The rain finally stopped late that morning after which the floods began to subside leaving in their wake destruction and destitution. For wily opportunists there was a bonanza of salmon stranded in pools together with mountains of driftwood to be collected for burning. But many were left without shelter, belongings or the means to feed or provide for themselves. A Central Committee for the Flood Fund had to be quickly established for the relief of cases of utter destitution, the parish of Forres alone recorded as having one hundred and eighty eight. One of their lasting legacies was the minting of silver medallions as an Honorary Reward for those who were judged to have shown Courage and Humanity in the disaster. Each member of the boat crews who braved the dangers of the floodwaters to rescue those in need were awarded a medal engraved with their name.

A few years later, a lengthy light-hearted poem in the vernacular, titled the “Muckle Spate”, describing the floods, was written by David Grant. In it he describes at length the nature of the debris swept away by the floods. An example is as follows:

“An' divots, thack, an’ timmer lums, An' rantle trees wi' cruiks, An' backets, baith for aise an' saut, An' racks for plates an' buiks;”

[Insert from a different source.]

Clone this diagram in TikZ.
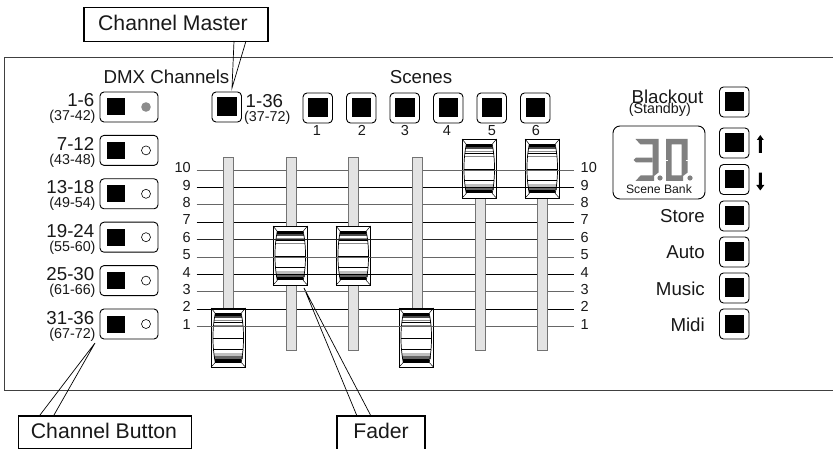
\documentclass[tikz,border=0pt]{standalone}
\usepackage{fontspec}
\setmainfont{Liberation Sans}
\tikzset{
 btn/.style={draw=black,line width=0.9pt,fill=white,rounded corners=4pt},
 sq/.style={fill=black,draw=none},
 lbl/.style={inner sep=0pt,font=\fontsize{18.7}{19}\selectfont,text=black!90},
 sub/.style={inner sep=0pt,font=\fontsize{14.3}{15}\selectfont,text=black!90},
 num/.style={inner sep=0pt,font=\fontsize{14.5}{15}\selectfont,text=black!90},
 calltxt/.style={inner sep=0pt,font=\fontsize{21.2}{22}\selectfont,text=black!90},
 call/.style={draw=black,line width=1.5pt,fill=white},
 ptr/.style={draw=black,line width=0.7pt},
 gridl/.style={line width=0.8pt},
 seg/.style={fill=black!50,draw=none},
}
\definecolor{trackc}{gray}{0.89}
\newcommand{\chbtn}[1]{%
 \draw[btn] (100,#1) rectangle (158,#1+30);
 \fill[sq] (107,#1+6.5) rectangle (125,#1+23.5);
}
\newcommand{\sqbtn}[2]{%
 \draw[btn] (#1,#2) rectangle (#1+29.5,#2+30);
 \fill[sq] (#1+5.2,#2+5.5) rectangle (#1+24.5,#2+24);
}
\newcommand{\fadercap}[2]{%
 \begin{scope}[shift={(#1,#2)}]
 \draw[line width=0.9pt,fill=white] (0,0) rectangle (34.5,59);
 \fill[black] (4.3,5.3) rectangle (30.2,8.3);
 \fill[black!70] (3.6,8.3) rectangle (30.9,10);
 \fill[black!45] (3,12) rectangle (31.5,13.3);
 \fill[black] (2.8,14.2) rectangle (31.7,14.9);
 \fill[black!45] (2.4,16.7) rectangle (32.1,18);
 \fill[black!25] (2.6,45) rectangle (31.9,48);
 \fill[black!60] (3,48) rectangle (31.5,51);
 \fill[black] (4.3,51) rectangle (30.2,54.5);
 \draw[line width=0.7pt] (4.3,5.3) .. controls (1.2,20) and (1.2,39) .. (4.3,54.5);
 \draw[line width=0.7pt] (30.2,5.3) .. controls (33.3,20) and (33.3,39) .. (30.2,54.5);
 \draw[line width=0.5pt] (0,0) -- (4.3,5.3) (34.5,0) -- (30.2,5.3) (0,59) -- (4.3,54.5) (34.5,59) -- (30.2,54.5);
 \draw[line width=0.6pt] (2,30) -- (32.5,30) (2.3,41) -- (32.2,41);
 \end{scope}
}
\newcommand{\gridlines}{%
 \foreach \yy/\cc in {170/black!60,187.4/black,204.8/black!60,222.2/black,239.6/black!85,257/black!60,274.4/black,291.8/black!60,309.2/black,326.6/black!60}
  \draw[gridl,draw=\cc] (196.5,\yy) -- (574,\yy);
}
\begin{document}
\begin{tikzpicture}[x=1pt,y=-1pt]
\useasboundingbox (0,0) rectangle (833,449);
\fill[white] (0,0) rectangle (833,449);
% panel
\draw[line width=0.9pt,draw=black!75] (833,57.5) -- (4.5,57.5) -- (4.5,390.7) -- (833,390.7);
% callouts
\node[call,minimum width=184pt,minimum height=34pt,inner sep=0pt,anchor=north west] (cm) at (83,7) {};
\node[calltxt,anchor=base] (cmt) at (173,30.7) {Channel Master};
\coordinate (cma) at (234,41);\coordinate (cmb) at (246,41);\coordinate (cmc) at (232,88);
\draw[ptr] (cma) -- (cmc) -- (cmb);
\node[call,minimum width=173pt,minimum height=32.5pt,inner sep=0pt,anchor=north west] (cb) at (17.5,415) {};
\node[calltxt,anchor=base] (cbt) at (104,438) {Channel Button};
\coordinate (cba) at (40,415);\coordinate (cbb) at (54,415);\coordinate (cbc) at (95,343);
\draw[ptr] (cba) -- (cbc) -- (cbb);
\coordinate (faa) at (357,416);\coordinate (fab) at (371,416);\coordinate (fac) at (304,288);
\draw[ptr] (faa) -- (fac) -- (fab);
\draw[call] (337,449.5) -- (337,416) -- (425,416) -- (425,449.5);
\node[calltxt,anchor=base] (fat) at (381,438) {Fader};
% headers
\node[lbl,anchor=base] (dmx) at (166.5,83.5) {DMX Channels};
\node[lbl,anchor=base] (scn) at (421,84) {Scenes};
% channel buttons
\foreach \yy/\aa/\bb [count=\i] in {92/1-6/(37-42),135.4/7-12/(43-48),178.8/13-18/(49-54),222.2/19-24/(55-60),265.6/25-30/(61-66),309/31-36/(67-72)}{
 \chbtn{\yy}
 \node[lbl,anchor=base east] (ca\i) at (94.5,\yy+15) {\aa};
 \node[sub,anchor=base east] (cb\i) at (95.7,\yy+29) {\bb};
 \ifnum\i=1
  \fill[black!45] (146,\yy+15) circle (4.8);
 \else
  \draw[line width=0.6pt,fill=white] (146,\yy+15) circle (4.5);
 \fi
}
% master
\sqbtn{212}{92}
\node[lbl,anchor=base west] (mst) at (245.5,107.7) {1-36};
\node[sub,anchor=base west] (msb) at (244,121.5) {(37-72)};
% scenes
\foreach \xx/\lx/\n in {303/317/1,346.5/362/2,390/405/3,433.5/447/4,477/492/5,520.5/536/6}{
 \sqbtn{\xx}{93}
 \node[num,anchor=base] (sl\n) at (\lx,136) {\n};
}
% grid
\gridlines
\foreach \yy/\n in {170/10,187.4/9,204.8/8,222.2/7,239.6/6,257/5,274.4/4,291.8/3,309.2/2,326.6/1}{
 \node[num,anchor=mid east] (gl\n) at (191,\yy) {\n};
 \node[num,anchor=mid west] (gr\n) at (580.5,\yy) {\n};
}
% tracks
\foreach \xx in {228,291,353.5,417,480,542}
 \draw[draw=black!55,line width=0.9pt,fill=trackc] (\xx-5,157) rectangle (\xx+5,350);
% caps
\fadercap{211}{308}
\fadercap{273}{226}
\fadercap{336}{226}
\fadercap{399}{308}
\fadercap{462}{139}
\fadercap{525}{139}
\begin{scope}
\clip (211,308) rectangle (245.5,367) (273,226) rectangle (307.5,285) (336,226) rectangle (370.5,285) (399,308) rectangle (433.5,367) (462,139) rectangle (496.5,198) (525,139) rectangle (559.5,198);
\gridlines
\end{scope}
% right column
\sqbtn{719.5}{87}
\node[lbl,anchor=base east] (blk) at (703.5,104) {Blackout};
\node[sub,anchor=base east] (stb) at (691,114) {(Standby)};
\sqbtn{719.5}{128}
\sqbtn{719.5}{164.5}
\foreach \yy/\t in {201/Store,237/Auto,273/Music,309/Midi}{
 \sqbtn{719.5}{\yy}
 \node[lbl,anchor=base east] (r\t) at (705,\yy+22) {\t};
}
% arrows
\fill[black] (760.3,135) -- (763.8,140) -- (761.8,140) -- (761.8,153) -- (758.8,153) -- (758.8,140) -- (756.8,140) -- cycle;
\fill[black] (760.3,190.5) -- (764.3,185) -- (761.8,185) -- (761.8,172.7) -- (758.8,172.7) -- (758.8,185) -- (756.3,185) -- cycle;
% display
\draw[line width=0.9pt,rounded corners=7pt] (613,126) rectangle (705,199);
\fill[seg] (635.5,139) -- (658.5,139) -- (658.5,172.5) -- (654,176) -- (654,181) -- (635.5,181) -- (640.5,175.5) -- (652.5,175.5) -- (652.5,144.5) -- (640.5,144.5) -- cycle;
\fill[seg] (633.5,160) -- (636,157.7) -- (652.5,157.7) -- (652.5,162.3) -- (636,162.3) -- cycle;
\fill[seg,even odd rule] (666,139) -- (687.7,139) -- (687.7,172.5) -- (683,176) -- (683,181) -- (666,181) -- cycle (671.7,144.5) rectangle (681.7,175.5);
\draw[white,line width=0.7pt] (665.5,160) -- (668,160) (685.5,160) -- (688,160);
\fill[seg] (660,178) circle (2.6) (690,178) circle (2.6);
\node[inner sep=0pt,font=\fontsize{12.2}{13}\selectfont,text=black!90] (sb) at (659,189) {Scene Bank};
\end{tikzpicture}
\end{document}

An' barnfans, an' flails, an' fleers, An' canasses an' secks; An' cheeks o' doors, an' doors themsel’s, Wi’ broken ban's an' snecks;

Should such a calamity befall us today in this age of plastic, the debris and detritus would inevitably be considerably different: cars, caravans, wheelie bins and road cones would likely to feature large.

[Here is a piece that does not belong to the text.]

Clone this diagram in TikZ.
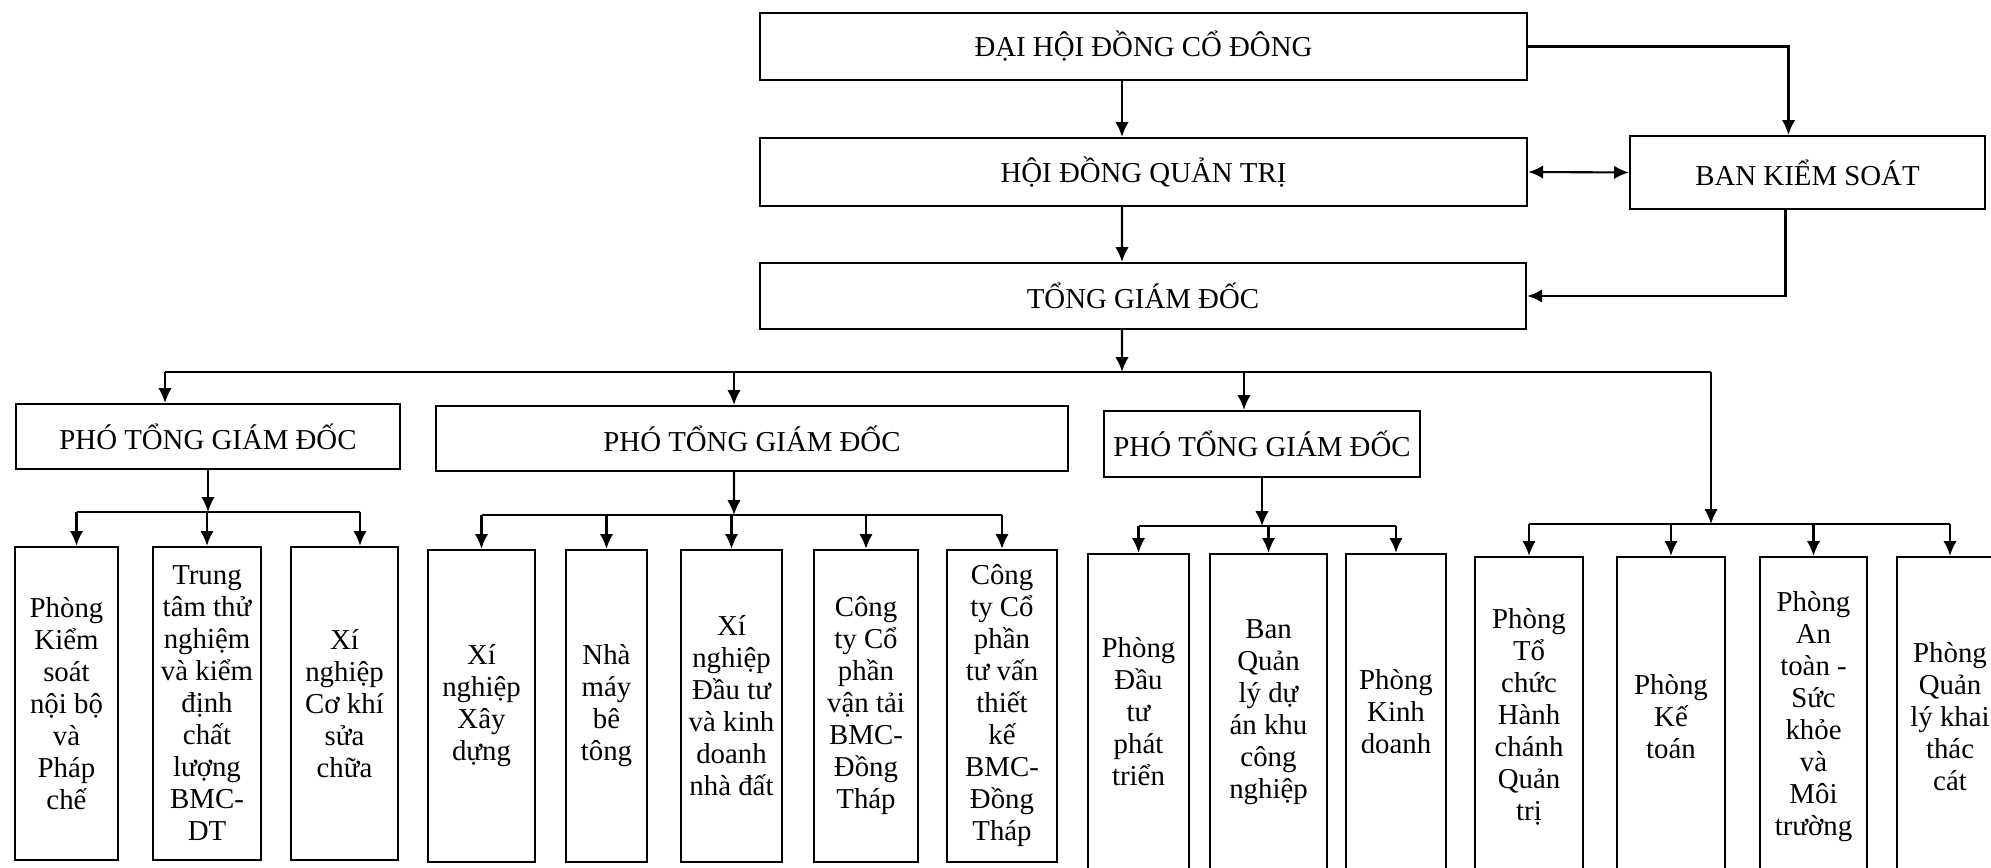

We owe a debt of gratitude to one Sir Thomas Dick Lauder of Fountainhall, 7th Baronet (1784-1848) and friend of Sir Walter Scott. Sir Thomas collected a great many accounts of the flood from all affected locations and incorporated them into a book entitled “The Great Moray Floods of 1829”, still in print. Married at Edinkillie Church and owner of the Relugas Estate next to the Findhorn, he naturally focusses to a great extent on that area. Furthermore, he describes some of the consequent flood alleviation schemes at the time following the disaster, together with the accompanying difficulties.

Famous for his portrayals of Highland scenes, some years after in 1860, artist, Sir Edward Landseer (1802-1873), depicted the disaster in his painting “The Highland Flood”.

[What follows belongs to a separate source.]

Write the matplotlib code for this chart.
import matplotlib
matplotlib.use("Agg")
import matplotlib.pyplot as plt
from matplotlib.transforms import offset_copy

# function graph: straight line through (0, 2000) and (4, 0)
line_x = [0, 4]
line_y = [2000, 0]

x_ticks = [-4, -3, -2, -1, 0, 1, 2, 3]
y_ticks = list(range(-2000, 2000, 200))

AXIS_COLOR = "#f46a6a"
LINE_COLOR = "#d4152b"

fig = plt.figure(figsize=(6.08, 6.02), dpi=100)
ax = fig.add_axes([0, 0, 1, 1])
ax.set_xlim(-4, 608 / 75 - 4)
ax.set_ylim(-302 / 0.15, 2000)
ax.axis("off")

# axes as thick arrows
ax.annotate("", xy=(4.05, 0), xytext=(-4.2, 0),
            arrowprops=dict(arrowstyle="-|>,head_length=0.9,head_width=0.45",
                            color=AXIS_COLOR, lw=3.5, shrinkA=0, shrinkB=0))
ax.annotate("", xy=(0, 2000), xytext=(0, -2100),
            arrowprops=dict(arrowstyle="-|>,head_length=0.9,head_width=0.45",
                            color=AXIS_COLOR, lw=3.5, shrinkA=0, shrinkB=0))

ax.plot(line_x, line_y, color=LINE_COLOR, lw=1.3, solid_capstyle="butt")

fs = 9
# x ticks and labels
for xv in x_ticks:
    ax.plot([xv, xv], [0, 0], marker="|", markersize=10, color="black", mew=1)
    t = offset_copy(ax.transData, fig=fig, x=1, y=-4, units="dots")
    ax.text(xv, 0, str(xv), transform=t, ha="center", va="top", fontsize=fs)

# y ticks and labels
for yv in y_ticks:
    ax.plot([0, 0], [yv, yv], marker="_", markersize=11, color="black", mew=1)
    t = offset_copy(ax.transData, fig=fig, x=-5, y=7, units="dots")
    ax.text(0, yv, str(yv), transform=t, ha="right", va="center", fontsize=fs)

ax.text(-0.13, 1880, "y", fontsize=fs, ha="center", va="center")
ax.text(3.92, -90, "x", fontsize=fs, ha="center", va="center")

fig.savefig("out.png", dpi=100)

Back to the beginning of 2016, we can feel a measure of protection against such a cataclysm as described, by several modern flood alleviation schemes which have recently been engineered at great expense: £21m Forres (Burn of Mosset); £45m Forres (River Findhorn and Pilmuir); £86m for Elgin. Llanbryde and Rothes have also benefited. However, in December 2015, the news from other parts of the UK with their own flood schemes has amply demonstrated that we are still far from immune. Almost two centuries ago, Sir Thomas Dick Lauder summarised the event, “Before, a Garden of Eden; after, a desolate wilderness. He further succinctly observed, “Nature can seldom be regulated or controlled in one way, without running riot in some other”.